On March 30, 2017, all of Pepperhill Elementary School’s students lined the bus loop in front of the school. The Massive multi-colored parachutes from field day covered the bikes, and volunteers stood at the ready on each side.
“I said a little something in the microphone and at the very end I said, ‘And today you all get a brand new bike,” said Katie.
With those words, the volunteers pulled the parachutes to reveal 650 customized bikes.
The children were elated, especially Jawan.
Photos: Bike reveal
During an interview after the bike reveal, a reporter asked Katie, “What’s next?”
“I said, ‘What do you mean what’s next? I did it! I’m done.’ And they said, ‘You cannot be done. You’ve just unleashed something. You’ve discovered this outlet that has been untouched and [sic] un-talked about and it’s the idea of joy.’”
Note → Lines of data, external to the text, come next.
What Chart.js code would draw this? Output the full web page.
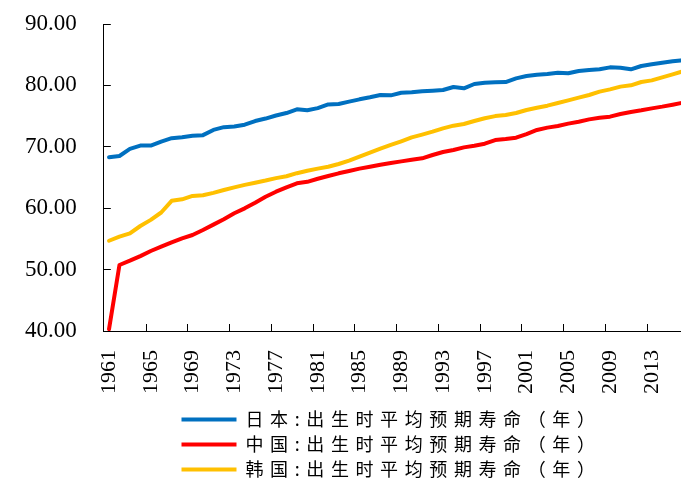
<!DOCTYPE html>
<html>
<head>
<meta charset="utf-8">
<script src="https://cdn.jsdelivr.net/npm/chart.js@4/dist/chart.umd.min.js"></script>
<style>
  html, body { margin: 0; padding: 0; background: #fff; overflow: hidden; }
  #wrap { width: 681px; height: 493px; overflow: hidden; }
  canvas { display: block; }
</style>
</head>
<body>
<div id="wrap"><canvas id="c" width="783" height="493" style="width:783px;height:493px"></canvas></div>
<script>
// 年份 1961–2016
const years = Array.from({ length: 56 }, (_, i) => String(1961 + i));

// 出生时平均预期寿命（年）
const japan = [
  68.3, 68.5, 69.65, 70.2, 70.2, 70.85, 71.4, 71.55, 71.8, 71.9,
  72.75, 73.2, 73.3, 73.6, 74.2, 74.6, 75.1, 75.5, 76.1, 75.95,
  76.3, 76.9, 76.97, 77.35, 77.73, 78.06, 78.44, 78.38, 78.8, 78.87,
  79.03, 79.14, 79.25, 79.74, 79.52, 80.23, 80.44, 80.5, 80.55, 81.15,
  81.53, 81.75, 81.86, 82.07, 81.97, 82.35, 82.51, 82.62, 82.94, 82.89,
  82.62, 83.16, 83.43, 83.7, 83.92, 84.1
];
const china = [
  40.3, 50.75, 51.45, 52.2, 53.03, 53.73, 54.44, 55.1, 55.63, 56.45,
  57.32, 58.2, 59.17, 59.98, 60.9, 61.87, 62.69, 63.4, 64.05, 64.3,
  64.8, 65.24, 65.68, 66.06, 66.44, 66.76, 67.09, 67.36, 67.63, 67.9,
  68.12, 68.66, 69.15, 69.48, 69.91, 70.18, 70.5, 71.1, 71.27, 71.49,
  72.08, 72.74, 73.12, 73.39, 73.77, 74.09, 74.47, 74.74, 74.91, 75.34,
  75.67, 75.94, 76.26, 76.54, 76.86, 77.2
];
const korea = [
  54.7, 55.36, 55.9, 57.1, 58.1, 59.3, 61.2, 61.45, 62.0, 62.1,
  62.5, 62.96, 63.4, 63.8, 64.15, 64.5, 64.9, 65.2, 65.7, 66.1,
  66.45, 66.76, 67.2, 67.74, 68.4, 69.04, 69.7, 70.3, 70.9, 71.54,
  71.98, 72.46, 73.0, 73.44, 73.71, 74.2, 74.65, 75.0, 75.18, 75.5,
  76.0, 76.37, 76.7, 77.13, 77.57, 78.0, 78.44, 78.98, 79.36, 79.8,
  80.01, 80.55, 80.82, 81.31, 81.8, 82.3
];

const seriesNames = [
  '日本:出生时平均预期寿命（年）',
  '中国:出生时平均预期寿命（年）',
  '韩国:出生时平均预期寿命（年）'
];
const seriesColors = ['#0070C0', '#FF0000', '#FFC000'];

const LABEL_EVERY = 4;
const TICK_LEN = 7;
const AXIS_COLOR = '#000';
const LEGEND_SPACING = '6.6px';

Chart.defaults.color = '#000';

// short tick marks pointing into the plot area
const innerTicks = {
  id: 'innerTicks',
  beforeDatasetsDraw(chart) {
    const { ctx, scales: { x, y } } = chart;
    const half = (x.getPixelForValue(1) - x.getPixelForValue(0)) / 2;
    ctx.save();
    ctx.strokeStyle = AXIS_COLOR;
    ctx.lineWidth = 1;
    ctx.beginPath();
    for (let i = LABEL_EVERY; i < x.ticks.length; i += LABEL_EVERY) {
      const px = Math.round(x.getPixelForValue(i) - half) + 0.5;
      ctx.moveTo(px, y.bottom);
      ctx.lineTo(px, y.bottom - TICK_LEN);
    }
    y.ticks.forEach(t => {
      const py = Math.round(y.getPixelForValue(t.value) - 0.5) + 0.5;
      ctx.moveTo(x.left, py);
      ctx.lineTo(x.left + TICK_LEN, py);
    });
    ctx.stroke();
    ctx.restore();
  }
};

// spaced-out legend text, legend centred on the whole canvas
const legendLayout = {
  id: 'legendLayout',
  beforeUpdate(chart) {
    const lg = chart.legend;
    if (!lg || lg._spaced) return;
    lg._spaced = true;
    const fit = lg.fit, draw = lg.draw;
    lg.fit = function () {
      const c = this.ctx; c.save(); c.letterSpacing = LEGEND_SPACING;
      fit.call(this); c.restore();
    };
    lg.draw = function () {
      const c = this.ctx; c.save(); c.letterSpacing = LEGEND_SPACING;
      draw.call(this); c.restore();
    };
  },
  afterLayout(chart) {
    const lg = chart.legend;
    if (!lg) return;
    lg.left = 0;
    lg.right = chart.width;
    lg.width = chart.width;
  }
};

const datasets = [japan, china, korea].map((values, k) => ({
  label: seriesNames[k],
  data: values,
  borderColor: seriesColors[k],
  backgroundColor: seriesColors[k],
  borderWidth: 4,
  borderCapStyle: 'round',
  borderJoinStyle: 'round',
  pointRadius: 0,
  pointHoverRadius: 0,
  tension: 0,
  fill: false
}));

new Chart(document.getElementById('c'), {
  type: 'line',
  data: { labels: years, datasets },
  plugins: [innerTicks, legendLayout],
  options: {
    responsive: false,
    animation: false,
    events: [],
    layout: { padding: { top: 24, right: 94.7, bottom: 4.5, left: 25 } },
    scales: {
      x: {
        type: 'category',
        offset: true,
        grid: { display: true, drawOnChartArea: false, drawTicks: false },
        border: { display: true, color: AXIS_COLOR, width: 1 },
        ticks: {
          autoSkip: false,
          maxRotation: 90,
          minRotation: 90,
          padding: 19,
          color: '#000',
          font: { family: '"Liberation Serif", "Times New Roman", serif', size: 22 },
          callback: (v, i) => (i % LABEL_EVERY === 0 ? years[i] : '')
        },
        afterFit: s => { s.height = 72.5; }
      },
      y: {
        min: 40,
        max: 90,
        grid: { display: true, drawOnChartArea: false, drawTicks: false },
        border: { display: true, color: AXIS_COLOR, width: 1 },
        ticks: {
          stepSize: 10,
          padding: 0,
          crossAlign: 'far',
          color: '#000',
          font: { family: '"Liberation Serif", "Times New Roman", serif', size: 23 },
          callback: v => Number(v).toFixed(2)
        },
        afterFit: s => { s.width = 78.8; }
      }
    },
    plugins: {
      title: { display: false },
      tooltip: { enabled: false },
      legend: {
        display: true,
        position: 'bottom',
        labels: {
          usePointStyle: true,
          pointStyle: 'line',
          pointStyleWidth: 55,
          boxHeight: 4,
          padding: 7,
          color: '#000',
          font: { family: '"Noto Sans CJK SC", sans-serif', size: 18 }
        }
      }
    }
  }
});
</script>
</body>
</html>
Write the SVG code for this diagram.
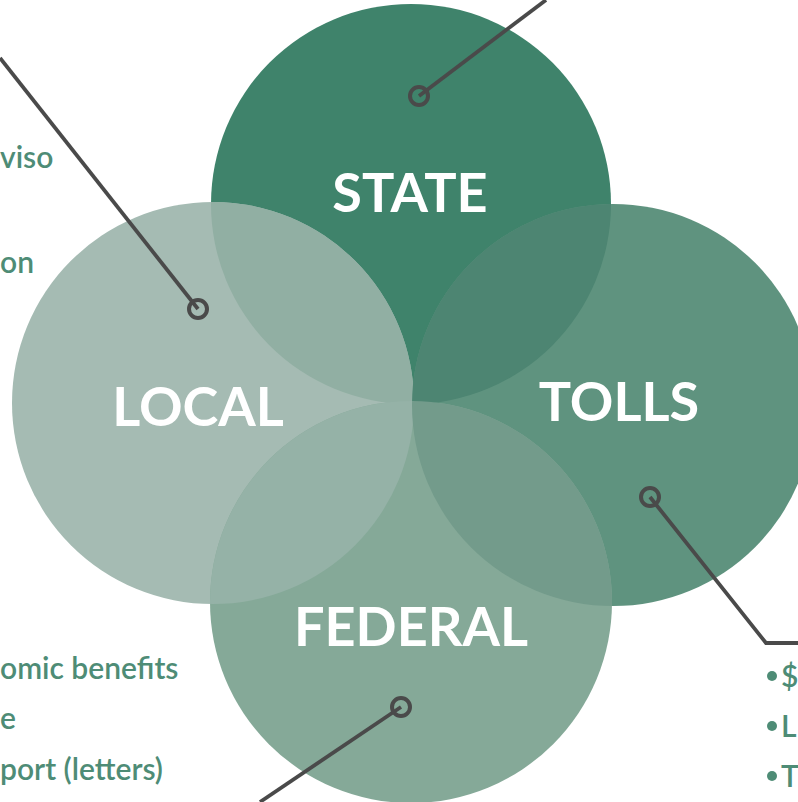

The reporter’s remarks planted a seed for Katie. The bike reveal gave her a sense of purpose and some extra money from the fundraiser. So she decided to invest the money in starting the non-profit, Going Places.
The organization continues to give children bikes, as well as realizing Katie’s other joyful ideas, like collecting and distributing Halloween costumes. But it’s not about the bikes, it is about what the bikes represent. Katie said the non-profit is different than any other because it provides joy.
“It’s about making sure all children aren’t missing out because a person may have all the basic needs in life but what kind of life is a life without joy?” said Katie. “Providing joy, especially in children, can shape who they are as an adult. It can shift their whole life.”